If I know anything, I know when I’m not the smartest guy in the room and I know at those times to keep my mouth shut.
This is a fracturing of that rule as I am not the smartest person who owns a computer and has access to the internet. I don’t even know if internet is supposed to be capitalized. It seems obvious that it should be. It’s the only thing in the world that approaches the magnitude of the planet that we live on. But then most of the time that I see earth written in a sentence, it’s not capitalized either. At any rate, I’m opening my mouth, so to speak, despite knowing absolutely that I will be scoffed at and I will probably wish I had remained silent.
Before I go on, let me unpack how I learned this principle in life as it is one of the more interesting things I’ve had the privilege to learn from experience. For about half of my life I’ve been a sportswriter. Starting when I was about 16 and continuing to this very day.
So that means for many years, I was just a little kid learning the game, not wanting to attract the attention or ridicule of the big kids in the room. In the press box or at press conferences, I spoke only when I was spoken to. I listened to the questions the grizzly old guys asked. I listened to the questions they didn’t ask. I learned many, many things from it. Here’s a good example: if Bobby Knight is sitting at the microphone, try to be invisible. Let some other pathetic soul die a slow death.
Furthermore, they say there’s no cheering in the press box. That is, there’s not supposed to be any cheering in the press box.
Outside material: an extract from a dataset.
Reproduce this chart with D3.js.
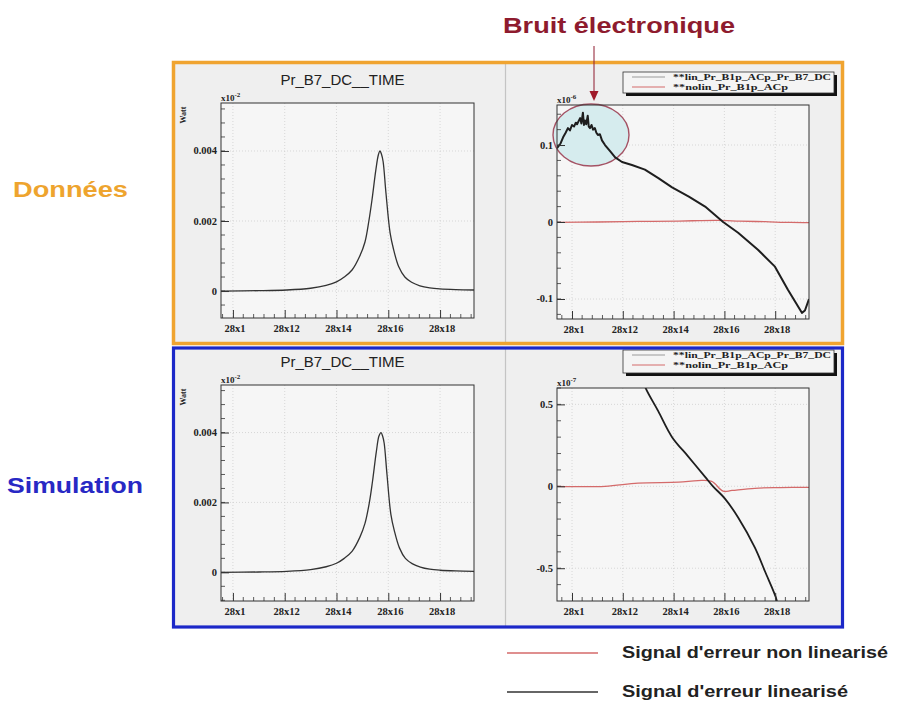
<!DOCTYPE html>
<html><head><meta charset="utf-8">
<script src="https://cdn.jsdelivr.net/npm/d3@7"></script>
<style>body{margin:0;background:#fff}svg{display:block}</style>
</head><body>
<svg id="c" width="909" height="702"></svg>
<script>
// ---------- data ----------
const xTickVals = [10, 12, 14, 16, 18];
const xTickLabels = ["28x1", "28x12", "28x14", "28x16", "28x18"];

const powerTicks = [0, 0.002, 0.004];
const powerTickLabels = ["0", "0.002", "0.004"];
const errDataTicks = [-0.1, 0, 0.1];
const errDataTickLabels = ["-0.1", "0", "0.1"];
const errSimTicks = [-0.5, 0, 0.5];
const errSimTickLabels = ["-0.5", "0", "0.5"];

// Power (Watt) versus time, data
const powerDataX = [9.54, 11.0, 12.08, 13.0, 13.6, 14.0, 14.3, 14.6, 14.9, 15.1, 15.25, 15.37, 15.52, 15.62, 15.68, 15.74, 15.8, 15.91, 16.07, 16.2, 16.4, 16.64, 16.9, 17.22, 17.6, 17.99, 18.6, 19.31];
const powerDataY = [0.0, 0.00001, 0.00003, 0.00008, 0.00016, 0.00026, 0.0004, 0.0006, 0.001, 0.0014, 0.002, 0.0026, 0.00346, 0.0039, 0.004, 0.0039, 0.0037, 0.0028, 0.00166, 0.0012, 0.0007, 0.0004, 0.00025, 0.00015, 0.00009, 0.00006, 0.00004, 0.00003];
// Power (Watt) versus time, simulation
const powerSimX = [9.54, 11.0, 12.08, 13.0, 13.6, 14.0, 14.3, 14.6, 14.9, 15.1, 15.27, 15.39, 15.54, 15.64, 15.72, 15.78, 15.84, 15.95, 16.1, 16.23, 16.43, 16.66, 16.92, 17.24, 17.6, 18.0, 18.6, 19.31];
const powerSimY = [0.0, 0.00001, 0.00003, 0.00008, 0.00016, 0.00026, 0.0004, 0.0006, 0.001, 0.0014, 0.002, 0.0026, 0.00346, 0.0039, 0.004, 0.0039, 0.0037, 0.0028, 0.00166, 0.0012, 0.0007, 0.0004, 0.00025, 0.00015, 0.00009, 0.00006, 0.00004, 0.00003];

// Error signal, data (x10^-6)
const linDataX = [9.41, 9.55, 9.65, 9.75, 9.84, 9.92, 10.0, 10.08, 10.15, 10.2, 10.26, 10.32, 10.37, 10.43, 10.47, 10.51, 10.56, 10.62, 10.66, 10.71, 10.77, 10.83, 10.9, 10.96, 11.02, 11.1, 11.18, 11.3, 11.5, 11.7, 11.97, 12.36, 12.87, 13.4, 13.94, 14.6, 15.24, 15.95, 16.54, 17.32, 17.99, 18.5, 19.05, 19.17, 19.33];
const linDataY = [0.096, 0.102, 0.110, 0.116, 0.122, 0.119, 0.126, 0.124, 0.129, 0.127, 0.131, 0.135, 0.128, 0.142, 0.126, 0.132, 0.127, 0.138, 0.124, 0.122, 0.126, 0.120, 0.122, 0.116, 0.113, 0.114, 0.106, 0.100, 0.092, 0.084, 0.078, 0.074, 0.068, 0.057, 0.045, 0.033, 0.020, 0.000, -0.014, -0.036, -0.058, -0.088, -0.118, -0.115, -0.100];
const nolinDataX = [9.41, 11.0, 12.6, 14.2, 15.0, 15.8, 16.6, 17.6, 18.6, 19.33];
const nolinDataY = [-0.0004, 0.0, 0.0008, 0.0012, 0.0018, 0.002, 0.0012, 0.0004, -0.0006, -0.0008];

// Error signal, simulation (x10^-7)
const linSimX = [12.75, 12.87, 13.39, 13.94, 14.57, 15.24, 15.55, 16.02, 16.54, 17.2, 17.6, 18.03, 18.1];
const linSimY = [0.68, 0.61, 0.46, 0.30, 0.183, 0.058, 0.0, -0.075, -0.19, -0.374, -0.52, -0.68, -0.73];
const nolinSimX = [9.41, 11.3, 12.6, 14.2, 14.96, 15.5, 15.95, 16.3, 17.2, 18.2, 19.33];
const nolinSimY = [0.0, 0.0, 0.02, 0.025, 0.035, 0.03, -0.03, -0.025, -0.012, -0.008, -0.006];

const legendNames = ["**lin_Pr_B1p_ACp_Pr_B7_DC", "**nolin_Pr_B1p_ACp"];
const bottomLegend = ["Signal d'erreur non linearisé", "Signal d'erreur linearisé"];

// ---------- drawing ----------
const svg = d3.select("#c");
const serif = "'Liberation Serif','DejaVu Serif',serif";
const sans = "'Liberation Sans',Arial,sans-serif";
const RED = "#d46a6a";
const BLACK = "#1e1e1e";

function pads(y0, y1) {
  svg.append("rect").attr("x", 174).attr("y", y0).attr("width", 668).attr("height", y1 - y0).attr("fill", "#efefef");
  svg.append("line").attr("x1", 505.5).attr("x2", 505.5).attr("y1", y0).attr("y2", y1).attr("stroke", "#c4c4c4").attr("stroke-width", 1.2);
}
pads(63, 342);
pads(348, 627);

let clipId = 0;
function panel(o) {
  const g = svg.append("g");
  const x = d3.scaleLinear().domain(o.xDomain).range([o.x0, o.x1]);
  const y = d3.scaleLinear().domain(o.yDomain).range([o.y1, o.y0]);
  g.append("rect").attr("x", o.x0).attr("y", o.y0).attr("width", o.x1 - o.x0).attr("height", o.y1 - o.y0).attr("fill", "#f6f6f6");
  g.selectAll(".gx").data(xTickVals).join("line")
    .attr("x1", d => x(d)).attr("x2", d => x(d)).attr("y1", o.y0).attr("y2", o.y1)
    .attr("stroke", "#cfcfcf").attr("stroke-dasharray", "1,2").attr("stroke-width", 0.8);
  g.selectAll(".gy").data(o.yTicks).join("line")
    .attr("x1", o.x0).attr("x2", o.x1).attr("y1", d => y(d)).attr("y2", d => y(d))
    .attr("stroke", "#cfcfcf").attr("stroke-dasharray", "1,2").attr("stroke-width", 0.8);
  if (o.before) o.before(g, x, y);
  const id = "clip" + (clipId++);
  svg.append("clipPath").attr("id", id).append("rect").attr("x", o.x0).attr("y", o.y0).attr("width", o.x1 - o.x0).attr("height", o.y1 - o.y0);
  o.series.forEach(s => {
    const gen = d3.line().x(d => x(d[0])).y(d => y(d[1])).curve(s.jagged ? d3.curveLinear : d3.curveCatmullRom.alpha(0.5));
    g.append("path").attr("clip-path", `url(#${id})`)
      .attr("d", gen(s.x.map((v, i) => [v, s.y[i]])))
      .attr("fill", "none").attr("stroke", s.color).attr("stroke-width", s.w).attr("stroke-linejoin", "round");
  });
  g.append("rect").attr("x", o.x0).attr("y", o.y0).attr("width", o.x1 - o.x0).attr("height", o.y1 - o.y0)
    .attr("fill", "none").attr("stroke", "#333").attr("stroke-width", 1);
  const xAxis = d3.axisTop(x).tickValues(xTickVals).tickSize(8).tickFormat("");
  g.append("g").attr("transform", `translate(0,${o.y1})`).call(xAxis)
    .call(a => a.select(".domain").remove()).selectAll("line").attr("stroke", "#333");
  const xMinor = d3.range(Math.ceil(o.xDomain[0] / 0.4) * 0.4, o.xDomain[1], 0.4).filter(v => !xTickVals.some(t => Math.abs(t - v) < 1e-6));
  g.selectAll(".mx").data(xMinor).join("line").attr("x1", d => x(d)).attr("x2", d => x(d)).attr("y1", o.y1).attr("y2", o.y1 - 4).attr("stroke", "#333").attr("stroke-width", 0.8);
  const yAxis = d3.axisRight(y).tickValues(o.yTicks).tickSize(8).tickFormat("");
  g.append("g").attr("transform", `translate(${o.x0},0)`).call(yAxis)
    .call(a => a.select(".domain").remove()).selectAll("line").attr("stroke", "#333");
  const yMinor = d3.range(Math.ceil(o.yDomain[0] / o.yMinor) * o.yMinor, o.yDomain[1], o.yMinor);
  g.selectAll(".my").data(yMinor).join("line").attr("x1", o.x0).attr("x2", o.x0 + 4).attr("y1", d => y(d)).attr("y2", d => y(d)).attr("stroke", "#333").attr("stroke-width", 0.8);
  g.selectAll(".xl").data(xTickVals).join("text").attr("x", d => x(d) + 2).attr("y", o.y1 + 14)
    .attr("text-anchor", "middle").attr("font-family", serif).attr("font-weight", "bold").attr("font-size", 10.5).attr("fill", "#222")
    .text((d, i) => xTickLabels[i]);
  g.selectAll(".yl").data(o.yTicks).join("text").attr("x", o.x0 - 4).attr("y", d => y(d) + 3.5)
    .attr("text-anchor", "end").attr("font-family", serif).attr("font-weight", "bold").attr("font-size", 10.5).attr("fill", "#222")
    .text((d, i) => o.yLabels[i]);
  const m = g.append("text").attr("x", o.x0).attr("y", o.y0 - 2).attr("font-family", serif).attr("font-weight", "bold").attr("font-size", 9).attr("fill", "#222");
  m.append("tspan").text("x10");
  m.append("tspan").attr("dy", -4).attr("font-size", 7).text(o.mult);
  if (o.title) {
    g.append("text").attr("x", (o.x0 + o.x1) / 2 - 5).attr("y", o.y0 - 18).attr("text-anchor", "middle")
      .attr("font-family", sans).attr("font-size", 15).attr("fill", "#222").text(o.title);
    g.append("text").attr("transform", `translate(${o.x0 - 35},${o.y0 + 12}) rotate(-90)`).attr("text-anchor", "middle")
      .attr("font-family", serif).attr("font-weight", "bold").attr("font-size", 8).attr("fill", "#222").text("Watt");
  }
  if (o.legend) {
    const L = o.legend;
    g.append("rect").attr("x", L.x + 3).attr("y", L.y + 3).attr("width", L.w).attr("height", L.h).attr("fill", "#111");
    g.append("rect").attr("x", L.x).attr("y", L.y).attr("width", L.w).attr("height", L.h).attr("fill", "#f4f4f4").attr("stroke", "#333").attr("stroke-width", 0.8);
    [["#9a9a9a", 0], [RED, 1]].forEach(([c, i]) => {
      const yy = L.y + 5 + i * 10;
      g.append("line").attr("x1", L.x + 9).attr("x2", L.x + 42).attr("y1", yy).attr("y2", yy).attr("stroke", c).attr("stroke-width", 1);
      g.append("text").attr("x", L.x + 50).attr("y", yy + 3).attr("font-family", serif).attr("font-weight", "bold").attr("font-size", 8.5).attr("fill", "#222")
        .attr("textLength", i === 0 ? 158 : 115).attr("lengthAdjust", "spacingAndGlyphs").text(legendNames[i]);
    });
  }
}

const xDomL = [9.54, 19.31], xDomR = [9.41, 19.33];
panel({ x0: 221, x1: 474, y0: 103, y1: 318, xDomain: xDomL, yDomain: [-0.00077, 0.00537], yTicks: powerTicks, yLabels: powerTickLabels, yMinor: 0.0004, mult: "-2",
  title: "Pr_B7_DC__TIME", series: [{ x: powerDataX, y: powerDataY, color: "#333", w: 1.3 }] });
panel({ x0: 557, x1: 809, y0: 105, y1: 319, xDomain: xDomR, yDomain: [-0.126, 0.152], yTicks: errDataTicks, yLabels: errDataTickLabels, yMinor: 0.02, mult: "-6",
  legend: { x: 623, y: 72, w: 211, h: 21 },
  before: (g, x, y) => {
    g.append("ellipse").attr("cx", 591).attr("cy", 135).attr("rx", 38).attr("ry", 31)
      .attr("fill", "#d6ecee").attr("stroke", "#a45264").attr("stroke-width", 1.4);
  },
  series: [{ x: nolinDataX, y: nolinDataY, color: RED, w: 1.3 }, { x: linDataX, y: linDataY, color: BLACK, w: 2, jagged: true }] });
panel({ x0: 221, x1: 474, y0: 385, y1: 601, xDomain: xDomL, yDomain: [-0.00082, 0.00536], yTicks: powerTicks, yLabels: powerTickLabels, yMinor: 0.0004, mult: "-2",
  title: "Pr_B7_DC__TIME", series: [{ x: powerSimX, y: powerSimY, color: "#333", w: 1.3 }] });
panel({ x0: 557, x1: 809, y0: 388, y1: 601, xDomain: xDomR, yDomain: [-0.70, 0.60], yTicks: errSimTicks, yLabels: errSimTickLabels, yMinor: 0.1, mult: "-7",
  legend: { x: 623, y: 350, w: 211, h: 23 },
  series: [{ x: nolinSimX, y: nolinSimY, color: RED, w: 1.3 }, { x: linSimX, y: linSimY, color: BLACK, w: 1.8 }] });

svg.append("rect").attr("x", 173.5).attr("y", 62.5).attr("width", 669).attr("height", 281).attr("fill", "none").attr("stroke", "#f0a430").attr("stroke-width", 3.5);
svg.append("rect").attr("x", 173.5).attr("y", 348).attr("width", 669).attr("height", 279).attr("fill", "none").attr("stroke", "#1c28c8").attr("stroke-width", 3.2);

svg.append("text").attr("x", 13).attr("y", 197).attr("font-family", sans).attr("font-weight", "bold").attr("font-size", 22)
  .attr("fill", "#eea42e").attr("textLength", 115).attr("lengthAdjust", "spacingAndGlyphs").text("Données");
svg.append("text").attr("x", 7).attr("y", 493).attr("font-family", sans).attr("font-weight", "bold").attr("font-size", 22)
  .attr("fill", "#2828c4").attr("textLength", 136).attr("lengthAdjust", "spacingAndGlyphs").text("Simulation");

svg.append("text").attr("x", 503).attr("y", 33).attr("font-family", sans).attr("font-weight", "bold").attr("font-size", 22)
  .attr("fill", "#8e1b2e").attr("textLength", 232).attr("lengthAdjust", "spacingAndGlyphs").text("Bruit électronique");
svg.append("line").attr("x1", 594).attr("x2", 594).attr("y1", 46).attr("y2", 92).attr("stroke", "#8e1b2e").attr("stroke-width", 1);
svg.append("path").attr("d", "M589.5,91 L598.5,91 L594,101 Z").attr("fill", "#a01a2a");

bottomLegend.forEach((t, i) => {
  const yy = 653 + i * 39;
  svg.append("line").attr("x1", 507).attr("x2", 598).attr("y1", yy).attr("y2", yy).attr("stroke", i === 0 ? RED : "#333").attr("stroke-width", 1.6);
  svg.append("text").attr("x", 622).attr("y", yy + 5).attr("font-family", sans).attr("font-weight", "bold").attr("font-size", 17)
    .attr("fill", "#222").attr("textLength", i === 0 ? 266 : 226).attr("lengthAdjust", "spacingAndGlyphs").text(t);
});
</script>
</body></html>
People break this rule all the time and I’ve taken no more judgmental pleasure in my entire life than the time I had a couple of Texas A&M Aggie fans tossed out of a press box for having the unmitigated gall to wear Aggie jerseys into the working press area. By the way, don’t confuse the press box with luxury suites. You can cheer and wear jerseys and pretty much do whatever you want in a luxury suite. But certain rules of decorum apply in the press box. Truthfully, there’s barely reason to talk at all in the press box. Everyone there is working. The assholes who try to impress the rest of us with the cute comments they can make, well, that’s why they’re assholes. Have I tried to make funny comments? Yes. And it made me feel empty inside. So it’s unnecessary. Save the cleverness for your copy, assholes.
So that’s why I still feel like a cub sportswriter at 35 years old. It’s like Ben Folds sang, there’s always someone cooler than you.
This compound principle — listen more than you speak because there’s always someone cooler than you — will govern me as a I forge ahead into this project. But I feel strongly enough about it that I want to speak up.
So now I should probably more clearly define what I’m after with this thing. I believe that sports are life in microcosm. A step further, sports is raw life. It’s drama and strategy and agony and ecstasy on full display. Art is reflection of life. It’s the thing that life inspires. But sport is life for spectators. Athletes aren’t trying to make you feel something about life. They’re trying to win with whatever means is available to them and that’s why this works.
That’s why I’m constantly saying to my friends “if you’ll permit me a sports metaphor.”
I’m not a theologian or a philosopher or any kind of expert with years of academic training. But I do have training — almost two decades of watching people play games for every level of motivation. I’ve been pretentious enough at times to say that I cover sports, but what I really do is study sociology through the lens of sports. That’s a little self-aggrandizing. But what’s worse is I kind of believe it to be true.
It’s not just the games either. It’s how people watch and react to the games. You know how you’re not supposed to mess with a mama bear’s cubs? Well, hell and mama bears have no fury like a Little League mother scorned. In my years of covering sports full time, I was only accosted face-to-face twice and one of those times was by a parent at a 10-year-old girls softball game. (Reader’s note: I have to disclaim here that I didn’t write something about 10-year-old girls softball that elicited a violent reaction. I generally reserved my most mundane and inoffensive copy for Little League. The parent was mad that the newspaper where I worked chose not to cover the game the night before or something. But “the newspaper” still probably means that I made the decision. So do with that what you will.)
And you know how they (coaches) like to say that sports builds character? I don’t totally disagree with that. But like The Wolf in Pulp Fiction said “Just because you are a character doesn’t mean that you have character.” In my words, then, sports tell us something about ourselves. If people have benefitted in their lives from their participation in sports, then that’s great. But it’s not what I’m after.
I want to apply the discipline of regular blogging to my habit of trying to describe life by explaining how it’s like something I’ve experienced in sports.
Or perhaps more often, how something I see in sports reminds me of life.